Прохождение квалификационного испытания означало также банкет. Поначалу банкет был просто веселым завершением испытания. Однако затем он превратился в один из элементов самого экзамена. Бедняга, желавший стать мастером, обязан был щедро угощать людей, которые, наедаясь вволю, не отказывая себе ни в чем, еще и глумились над кандидатом, чей кошелек оказывался не на высоте их запросов.

С сыном мастера обращались, естественно, лучше, чем с сыном подмастерья, причем не только потому, что мастер имел возможность заплатить. Ведь не заставлять же сына коллеги устраивать банкет на сто персон. И злонамеренно затупить о камень бритву брадобрея, сказать, что он не умеет ее затачивать, и под этим предлогом отстранить от экзамена могли лишь тогда, когда экзаменующийся не приходился сыном мастеру-цирюльнику.

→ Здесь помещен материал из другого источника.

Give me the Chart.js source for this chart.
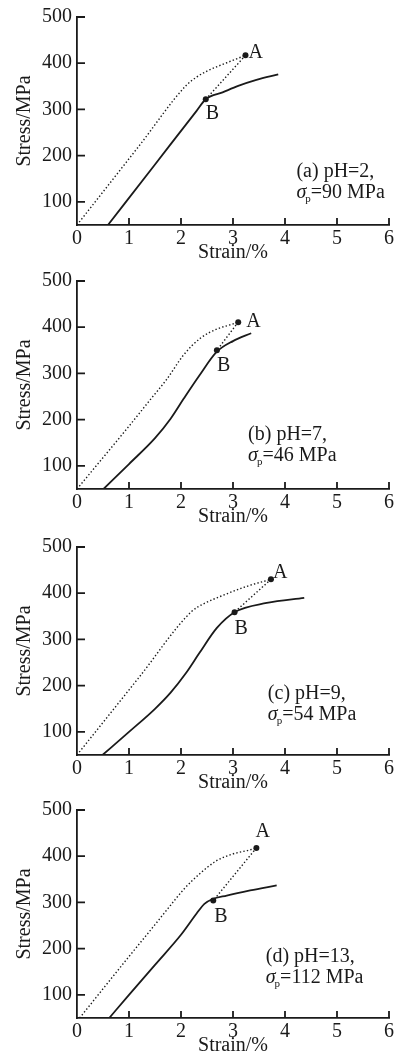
<!DOCTYPE html>
<html>
<head>
<meta charset="utf-8">
<script src="https://cdn.jsdelivr.net/npm/chart.js@4.4.1/dist/chart.umd.min.js"></script>
<style>
    body { margin: 0; background: #fff; }
    .panel { position: absolute; left: 0; width: 396px; height: 265px; }
</style>
</head>
<body>
<div class="panel" style="top:0px"><canvas id="ph2"></canvas></div>
<div class="panel" style="top:264px"><canvas id="ph7"></canvas></div>
<div class="panel" style="top:530px"><canvas id="ph9"></canvas></div>
<div class="panel" style="top:793px"><canvas id="ph13"></canvas></div>
<script>
    "use strict";

    // axis ticks
    var strainTicks = [0, 1, 2, 3, 4, 5, 6];
    var stressTicks = [100, 200, 300, 400, 500];

    // (a) pH=2
    var ph2SolidStrain = [0.595, 1.5, 2.3, 2.476, 2.8, 3.1, 3.45, 3.87];
    var ph2SolidStress = [50, 181, 297, 322, 337, 351, 364, 376];
    var ph2DotStrain = [0, 1.2, 2.1, 2.3, 2.5, 2.88, 3.24];
    var ph2DotStress = [50, 222, 352, 370, 383, 401, 417];
    var ph2A = [3.24, 417];
    var ph2B = [2.476, 322];

    // (b) pH=7
    var ph7SolidStrain = [0.51, 1.0, 1.5, 1.8, 2.05, 2.35, 2.69, 3.0, 3.35];
    var ph7SolidStress = [50, 104, 160, 202, 245, 295, 347, 370, 387];
    var ph7DotStrain = [0, 1.0, 1.4, 1.73, 2.05, 2.37, 2.69, 2.94, 3.1];
    var ph7DotStress = [50, 186, 242, 288, 340, 376, 396, 405, 411];
    var ph7A = [3.1, 411];
    var ph7B = [2.69, 350];

    // (c) pH=9
    var ph9SolidStrain = [0.49, 1.0, 1.5, 1.8, 2.1, 2.35, 2.69, 3.03, 3.65, 4.37];
    var ph9SolidStress = [50, 100, 150, 185, 228, 270, 325, 359, 379, 390];
    var ph9DotStrain = [0, 1.2, 2.2, 2.45, 2.69, 3.27, 3.73];
    var ph9DotStress = [50, 219, 360, 378, 390, 415, 430];
    var ph9A = [3.73, 430];
    var ph9B = [3.03, 359];

    // (d) pH=13
    var ph13SolidStrain = [0.62, 1.0, 1.5, 2.0, 2.3, 2.45, 2.6, 2.88, 3.33, 3.84];
    var ph13SolidStress = [50, 100, 165, 230, 276, 297, 307, 315, 326, 337];
    var ph13DotStrain = [0.05, 1.0, 1.5, 1.8, 2.05, 2.36, 2.68, 3.0, 3.3, 3.45];
    var ph13DotStress = [50, 183, 252, 294, 328, 362, 390, 405, 413, 418];
    var ph13A = [3.45, 418];
    var ph13B = [2.62, 304];

    var ink = '#1a1a1a';
    var family = '"Liberation Serif", "Times New Roman", serif';
    var font = { family: family, size: 20 };

    function pts(xs, ys) {
        return xs.map(function (x, i) { return { x: x, y: ys[i] }; });
    }

    // panel extras: note text, where it sits (data units) and label offsets (px)
    var panels = [
        { id: 'ph2', solid: pts(ph2SolidStrain, ph2SolidStress), dot: pts(ph2DotStrain, ph2DotStress),
          A: ph2A, B: ph2B, note: '(a) pH=2,', sigma: '=90 MPa', noteAt: [4.22, 154], aOff: [3, 3], bOff: [0, 20] },
        { id: 'ph7', solid: pts(ph7SolidStrain, ph7SolidStress), dot: pts(ph7DotStrain, ph7DotStress),
          A: ph7A, B: ph7B, note: '(b) pH=7,', sigma: '=46 MPa', noteAt: [3.29, 157], aOff: [8, 5], bOff: [0, 21] },
        { id: 'ph9', solid: pts(ph9SolidStrain, ph9SolidStress), dot: pts(ph9DotStrain, ph9DotStress),
          A: ph9A, B: ph9B, note: '(c) pH=9,', sigma: '=54 MPa', noteAt: [3.67, 172], aOff: [2, -1], bOff: [0, 22] },
        { id: 'ph13', solid: pts(ph13SolidStrain, ph13SolidStress), dot: pts(ph13DotStrain, ph13DotStress),
          A: ph13A, B: ph13B, note: '(d) pH=13,', sigma: '=112 MPa', noteAt: [3.63, 172], aOff: [-1, -11], bOff: [1, 21] }
    ];

    // inward tick marks, point letters and the pH note
    var decor = {
        id: 'decor',
        afterDraw: function (chart, args, opts) {
            var p = opts.panel;
            var ctx = chart.ctx;
            var xs = chart.scales.x, ys = chart.scales.y;
            var area = chart.chartArea;
            ctx.save();
            ctx.strokeStyle = ink;
            ctx.lineWidth = 1.8;
            ctx.beginPath();
            strainTicks.forEach(function (v) {
                if (v === 0) return;
                var px = xs.getPixelForValue(v);
                ctx.moveTo(px, area.bottom);
                ctx.lineTo(px, area.bottom - 7);
            });
            stressTicks.forEach(function (v) {
                var py = ys.getPixelForValue(v);
                ctx.moveTo(area.left, py);
                ctx.lineTo(area.left + 8, py);
            });
            ctx.stroke();

            ctx.fillStyle = ink;
            ctx.textBaseline = 'alphabetic';
            ctx.textAlign = 'left';
            ctx.font = '20px ' + family;
            var ax = xs.getPixelForValue(p.A[0]), ay = ys.getPixelForValue(p.A[1]);
            ctx.fillText('A', ax + p.aOff[0], ay + p.aOff[1]);
            var bx = xs.getPixelForValue(p.B[0]), by = ys.getPixelForValue(p.B[1]);
            ctx.fillText('B', bx + p.bOff[0], by + p.bOff[1]);

            var nx = xs.getPixelForValue(p.noteAt[0]);
            var ny = ys.getPixelForValue(p.noteAt[1]);
            ctx.fillText(p.note, nx, ny);
            var y2 = ny + 21;
            ctx.font = 'italic 20px ' + family;
            ctx.fillText('\u03c3', nx, y2);
            var w = ctx.measureText('\u03c3').width;
            ctx.font = '11px ' + family;
            ctx.fillText('p', nx + w - 1, y2 + 4);
            var w2 = ctx.measureText('p').width;
            ctx.font = '20px ' + family;
            ctx.fillText(p.sigma, nx + w + w2 - 1, y2);
            ctx.restore();
        }
    };

    panels.forEach(function (p) {
        new Chart(document.getElementById(p.id), {
            type: 'line',
            data: {
                datasets: [{
                    data: p.solid,
                    borderColor: ink,
                    borderWidth: 1.8,
                    pointRadius: 0,
                    cubicInterpolationMode: 'monotone'
                }, {
                    data: p.dot,
                    borderColor: ink,
                    borderWidth: 1.4,
                    borderDash: [1.4, 2.2],
                    pointRadius: 0,
                    cubicInterpolationMode: 'monotone'
                }, {
                    data: [{ x: p.A[0], y: p.A[1] }, { x: p.B[0], y: p.B[1] }],
                    borderColor: ink,
                    borderWidth: 1.4,
                    borderDash: [1.4, 2.2],
                    pointRadius: 0
                }, {
                    data: [{ x: p.A[0], y: p.A[1] }, { x: p.B[0], y: p.B[1] }],
                    showLine: false,
                    pointRadius: 3,
                    pointBorderWidth: 0,
                    pointBackgroundColor: ink
                }]
            },
            options: {
                animation: false,
                responsive: true,
                maintainAspectRatio: false,
                layout: { padding: { top: 16, right: 6, left: 0, bottom: 0 } },
                plugins: {
                    legend: { display: false },
                    tooltip: { enabled: false },
                    decor: { panel: p }
                },
                scales: {
                    x: {
                        type: 'linear',
                        min: 0,
                        max: 6,
                        afterBuildTicks: function (s) { s.ticks = strainTicks.map(function (v) { return { value: v }; }); },
                        afterFit: function (s) { s.height = 40; },
                        grid: { drawOnChartArea: false, drawTicks: false },
                        border: { color: ink, width: 1.8 },
                        ticks: { color: ink, font: font, padding: 2, maxRotation: 0 },
                        title: { display: true, text: 'Strain/%', color: ink, font: font, padding: 0 }
                    },
                    y: {
                        type: 'linear',
                        min: 50,
                        max: 500,
                        afterBuildTicks: function (s) { s.ticks = stressTicks.map(function (v) { return { value: v }; }); },
                        afterFit: function (s) { s.width = 77; },
                        grid: { drawOnChartArea: false, drawTicks: false },
                        border: { color: ink, width: 1.8 },
                        ticks: { color: ink, font: font, padding: 5 },
                        title: { display: true, text: 'Stress/MPa', color: ink, font: font, padding: { top: 13, bottom: 0 } }
                    }
                }
            },
            plugins: [decor]
        });
    });
</script>
</body>
</html>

Пареньку, которого воспитывал Гийом де Вийон, обучая его основам знаний об окружающем мире и основам грамоты, стезя лавочника либо ремесленника не была заказана. Однако он прекрасно понимал, что на этой стезе его могло ждать лишь прозябание. У Вийона, несколько запоздавшего со своим рождением парижанина, честолюбивые помыслы не могли ассоциироваться ни с торговлей, ни с ремеслами, поскольку ни там, ни там его никто не ждал.

Подарки богатым

Франсуа принадлежал к иному миру, к тому, где торговцев знали только по лоткам. Среди фигур парижан, воссозданных им, доброжелательно ли, сатирически ли, — торговцев в обоих «Завещаниях» мало. Богатый суконщик Жак Кардон является одним из редких представителей этого сословия, удостоившихся внимания поэта: старший брат и опекун Жака Жан Кардон был каноником церкви Сен-Бенуа-ле-Бетурне...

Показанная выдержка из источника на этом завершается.